ZE08060202 - 2008-06-02
Permalink: http://www.zenit.org/article-22777?l=english

Pope Urges Guatemala to Fight Child Hunger


Connects Right to Food to Right to Life


VATICAN CITY, JUNE 2, 2008 (Zenit.org).- There is an ethical duty to fight against hunger, especially when children are the hungry ones, Benedict XVI said to Guatemala's new ambassador to the Holy See.

The Pope said this Saturday upon receiving in audience Acisclo Valladares Molina, a renowned lawyer and two-time presidential candidate, who previously served as the Guatemalan ambassador to the Holy See from 2000 to 2004.

In his address to the new ambassador, the Pontiff focused on the problem of child hunger: “There is an ethical motive behind the right to food: ‘I was hungry and you gave me to eat,’ which exhorts us to share material goods as a demonstration of the love that we all need."

“The objective of eliminating hunger and, at the same time, of counting on healthy and sufficient food, also requires specific actions and methods that permit a harvesting of resources that is respectful of the patrimony of creation," added the Holy Father.

He said the work “is a priority that carries with it not only the fact of benefiting from the results of science, research and technology, but also of being aware of the cycles and rhythm of nature known to the inhabitants of rural areas, as well as the fact of defending the traditional customs of the indigenous communities, leaving selfish and exclusively economic reasoning aside.”

The rock

“This primary right to food," continued Benedict XVI, "is intrinsically connected to the protection and the defense of human life, the first and inviolable rock upon which the entire edifice of human rights is founded.”

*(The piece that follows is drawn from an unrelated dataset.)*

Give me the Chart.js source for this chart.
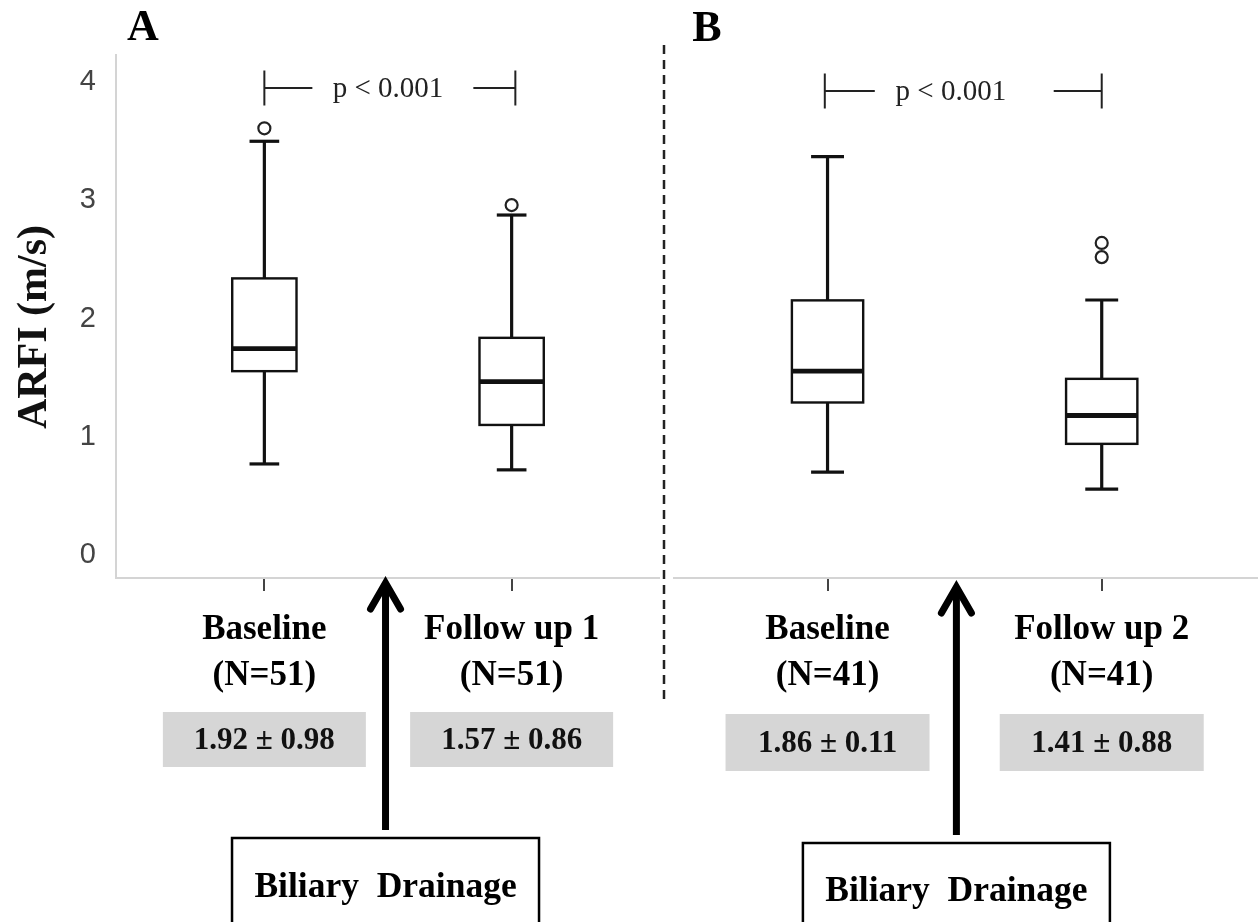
<!DOCTYPE html>
<html>
<head>
<meta charset="utf-8">
<title>ARFI before and after biliary drainage</title>
<script src="https://cdn.jsdelivr.net/npm/chart.js@4.4.1/dist/chart.umd.min.js"></script>
<style>
  html, body { margin: 0; padding: 0; background: #ffffff; }
  #wrap { position: relative; width: 1258px; height: 922px; overflow: hidden; background: #ffffff; }
  #wrap canvas { position: absolute; top: 0; }
  #cA { left: 0; }
  #cB { left: 660px; }
</style>
</head>
<body>
<div id="wrap">
  <canvas id="cA" width="660" height="922"></canvas>
  <canvas id="cB" width="598" height="922"></canvas>
</div>
<script>
// ---- data -------------------------------------------------------------
const tickValues = [0, 1, 2, 3, 4];
const yAxisTitle = 'ARFI (m/s)';
const interventionLabel = 'Biliary  Drainage';

// Panel A: baseline vs first follow-up
const groupsA = ['Baseline', 'Follow up 1'];
const countsA = [51, 51];
const whiskerLowA = [0.77, 0.72];
const q1A = [1.555, 1.10];
const medianA = [1.745, 1.467];
const q3A = [2.34, 1.837];
const whiskerHighA = [3.50, 2.876];
const outliersA = [[3.61], [2.96]];
const meanA = [1.92, 1.57];
const sdA = [0.98, 0.86];
const pLabelA = 'p < 0.001';

// Panel B: baseline vs second follow-up
const groupsB = ['Baseline', 'Follow up 2'];
const countsB = [41, 41];
const whiskerLowB = [0.70, 0.557];
const q1B = [1.29, 0.94];
const medianB = [1.555, 1.18];
const q3B = [2.154, 1.49];
const whiskerHighB = [3.37, 2.157];
const outliersB = [[], [2.64, 2.52]];
const meanB = [1.86, 1.41];
const sdB = [0.11, 0.88];
const pLabelB = 'p < 0.001';

// ---- drawing helpers --------------------------------------------------
const SERIF = '"Liberation Serif", "Times New Roman", serif';
const SANS = '"Liberation Sans", Arial, sans-serif';

function strokeLine(ctx, x1, y1, x2, y2) {
  ctx.beginPath();
  ctx.moveTo(x1, y1);
  ctx.lineTo(x2, y2);
  ctx.stroke();
}

// Boxes, whiskers and medians, placed through the chart's own scales
const boxPlotPlugin = {
  id: 'boxPlot',
  beforeDatasetsDraw(chart, args, opts) {
    const { ctx, scales: { x, y } } = chart;
    const s = opts.stats;
    ctx.save();
    ctx.strokeStyle = '#111';
    s.median.forEach((m, i) => {
      const pos = i + 1;
      const cx = x.getPixelForValue(pos);
      const half = x.getPixelForValue(pos + opts.boxWidth / 2) - cx;
      const capHalf = x.getPixelForValue(pos + opts.capWidth / 2) - cx;
      const pLo = y.getPixelForValue(s.low[i]);
      const pQ1 = y.getPixelForValue(s.q1[i]);
      const pMed = y.getPixelForValue(m);
      const pQ3 = y.getPixelForValue(s.q3[i]);
      const pHi = y.getPixelForValue(s.high[i]);

      ctx.lineCap = 'butt';
      ctx.lineWidth = 3.2;
      strokeLine(ctx, cx, pQ3, cx, pHi);
      strokeLine(ctx, cx, pQ1, cx, pLo);
      strokeLine(ctx, cx - capHalf, pHi, cx + capHalf, pHi);
      strokeLine(ctx, cx - capHalf, pLo, cx + capHalf, pLo);

      ctx.fillStyle = '#ffffff';
      ctx.fillRect(cx - half, pQ3, half * 2, pQ1 - pQ3);
      ctx.lineWidth = 2.4;
      ctx.strokeRect(cx - half, pQ3, half * 2, pQ1 - pQ3);

      ctx.lineWidth = 4.8;
      strokeLine(ctx, cx - half, pMed, cx + half, pMed);
    });
    ctx.restore();
  }
};

// Panel letter, significance bracket, mean ± SD boxes and the drainage marker
const annotationPlugin = {
  id: 'panelNotes',
  afterDraw(chart, args, o) {
    const { ctx, scales: { x } } = chart;
    ctx.save();
    ctx.textAlign = 'center';
    ctx.textBaseline = 'middle';

    // panel letter
    ctx.fillStyle = '#000';
    ctx.font = 'bold 44px ' + SERIF;
    ctx.fillText(o.letter.text, o.letter.x, o.letter.y);

    // separator between panels
    if (o.separator) {
      ctx.strokeStyle = '#222';
      ctx.lineWidth = 2.5;
      ctx.setLineDash([9, 6]);
      strokeLine(ctx, o.separator.x, o.separator.y1, o.separator.x, o.separator.y2);
      ctx.setLineDash([]);
    }

    // significance bracket
    const b = o.bracket;
    const bx1 = x.getPixelForValue(b.from);
    const bx2 = x.getPixelForValue(b.to);
    ctx.strokeStyle = '#222';
    ctx.lineWidth = 2;
    strokeLine(ctx, bx1, b.y - b.tick, bx1, b.y + b.tick);
    strokeLine(ctx, bx2, b.y - b.tick, bx2, b.y + b.tick);
    strokeLine(ctx, bx1, b.y, bx1 + b.armLeft, b.y);
    strokeLine(ctx, bx2 - b.armRight, b.y, bx2, b.y);
    ctx.fillStyle = '#222';
    ctx.font = '29px ' + SERIF;
    ctx.fillText(o.pLabel, x.getPixelForValue(b.textAt), b.y + 1);

    // mean ± SD boxes under each group
    const st = o.statBox;
    o.means.forEach((m, i) => {
      const cx = x.getPixelForValue(i + 1);
      ctx.fillStyle = '#d6d6d6';
      ctx.fillRect(cx - st.width / 2, st.top, st.width, st.height);
      ctx.fillStyle = '#111';
      ctx.font = 'bold 31px ' + SERIF;
      ctx.fillText(m.toFixed(2) + ' \u00B1 ' + o.sds[i].toFixed(2), cx, st.top + st.height / 2 + 1);
    });

    // drainage arrow and label box
    const d = o.drainage;
    const ax = x.getPixelForValue(d.at);
    ctx.strokeStyle = '#000';
    ctx.lineWidth = 7;
    ctx.lineCap = 'butt';
    strokeLine(ctx, ax, d.arrowBottom, ax, d.arrowTip + 6);
    ctx.lineJoin = 'miter';
    ctx.lineCap = 'round';
    ctx.beginPath();
    ctx.moveTo(ax - d.headHalf, d.arrowTip + d.headLen);
    ctx.lineTo(ax, d.arrowTip + 4);
    ctx.lineTo(ax + d.headHalf, d.arrowTip + d.headLen);
    ctx.stroke();

    ctx.lineWidth = 2.5;
    ctx.lineCap = 'butt';
    ctx.strokeRect(ax - d.boxWidth / 2, d.boxTop, d.boxWidth, 120);
    ctx.fillStyle = '#000';
    ctx.font = 'bold 35.5px ' + SERIF;
    ctx.fillText(interventionLabel, ax, d.textY);
    ctx.restore();
  }
};

function makePanel(canvasId, p) {
  const outlierPoints = [];
  p.outliers.forEach((list, i) => list.forEach(v => outlierPoints.push({ x: i + 1, y: v })));

  return new Chart(document.getElementById(canvasId), {
    type: 'scatter',
    data: {
      datasets: [{
        label: 'Outliers',
        data: outlierPoints,
        pointStyle: 'circle',
        pointRadius: 6,
        pointHoverRadius: 6,
        pointBorderWidth: 2.2,
        borderColor: '#222',
        backgroundColor: '#ffffff'
      }]
    },
    options: {
      responsive: false,
      animation: false,
      devicePixelRatio: 1,
      layout: { autoPadding: false, padding: { top: 55, left: p.padLeft, right: 0, bottom: 0 } },
      plugins: {
        legend: { display: false },
        tooltip: { enabled: false },
        boxPlot: {
          boxWidth: 0.26,
          capWidth: 0.12,
          stats: { low: p.low, q1: p.q1, median: p.median, q3: p.q3, high: p.high }
        },
        panelNotes: p.notes
      },
      scales: {
        x: {
          type: 'linear',
          min: p.xMin,
          max: p.xMax,
          afterBuildTicks: s => { s.ticks = p.groups.map((g, i) => ({ value: i + 1 })); },
          afterFit: s => { s.height = 344; },
          ticks: {
            autoSkip: false,
            maxRotation: 0,
            padding: 16,
            color: '#000',
            font: { family: SERIF, size: 35, weight: 'bold', lineHeight: 1.32 },
            callback: v => [p.groups[v - 1], '(N=' + p.counts[v - 1] + ')']
          },
          grid: { display: true, drawOnChartArea: false, drawTicks: true, tickLength: 13, color: '#444', lineWidth: 2 },
          border: { display: true, color: '#d4d4d4', width: 2 }
        },
        y: {
          type: 'linear',
          display: p.showY,
          min: -0.195,
          max: 4.23,
          afterBuildTicks: s => { s.ticks = tickValues.map(v => ({ value: v })); },
          afterFit: s => { s.width = p.showY ? 116 : 0; },
          ticks: {
            padding: 12,
            color: '#444',
            font: { family: SANS, size: 29 }
          },
          grid: { display: false },
          border: { display: true, color: '#d4d4d4', width: 2 },
          title: {
            display: true,
            text: yAxisTitle + '\u2002',
            color: '#111',
            padding: { top: 10, bottom: 0 },
            font: { family: SERIF, size: 42, weight: 'bold', lineHeight: 1.2 }
          }
        }
      }
    },
    plugins: [boxPlotPlugin, annotationPlugin]
  });
}

makePanel('cA', {
  groups: groupsA, counts: countsA,
  low: whiskerLowA, q1: q1A, median: medianA, q3: q3A, high: whiskerHighA,
  outliers: outliersA,
  xMin: 0.4, xMax: 2.6, padLeft: 0, showY: true,
  notes: {
    letter: { text: 'A', x: 143, y: 29 },
    pLabel: pLabelA,
    bracket: { from: 1.0, to: 2.015, y: 88, tick: 17.5, armLeft: 48, armRight: 42, textAt: 1.5 },
    means: meanA, sds: sdA,
    statBox: { width: 203, top: 712, height: 55 },
    drainage: { at: 1.49, arrowTip: 579, arrowBottom: 830, headHalf: 15, headLen: 30, boxWidth: 307, boxTop: 838, textY: 888 }
  }
});

makePanel('cB', {
  groups: groupsB, counts: countsB,
  low: whiskerLowB, q1: q1B, median: medianB, q3: q3B, high: whiskerHighB,
  outliers: outliersB,
  xMin: 0.44, xMax: 2.57, padLeft: 14, showY: false,
  notes: {
    letter: { text: 'B', x: 47, y: 30 },
    separator: { x: 4, y1: 45, y2: 700 },
    pLabel: pLabelB,
    bracket: { from: 0.99, to: 2.0, y: 91, tick: 17.5, armLeft: 50, armRight: 48, textAt: 1.45 },
    means: meanB, sds: sdB,
    statBox: { width: 204, top: 714, height: 57 },
    drainage: { at: 1.47, arrowTip: 583, arrowBottom: 835, headHalf: 15, headLen: 30, boxWidth: 307, boxTop: 843, textY: 892 }
  }
});
</script>
</body>
</html>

He continued: “The effort to help mothers, above all those who are in great difficulty, to bring children into the world with dignity, thus avoiding the unjustified recourse to abortion, will never be sufficient.

“In this sense, safeguarding human life, in particular that which has already been conceived but not yet born, which is more innocent and defenseless, is a duty, with which there is linked, by its very nature, the care that the adoption of children be guaranteed by the legality of the procedures followed for this purpose.”

The Pope also commented on “the scourge of social violence, [which] is often made more acute because of the lack of dialogue and the stability of the family, economic inequality, grave negligence and deficiencies in the area of health care, drug consumption and trafficking and the plague of corruption.”

He praised Guatemala for the steps taken, and encouraged the country “in the fight against these tragedies, steps that must continue to be taken, promoting the cooperation of all to put an end to them, cultivating the right values and the fight against illegality, impunity and corruption.”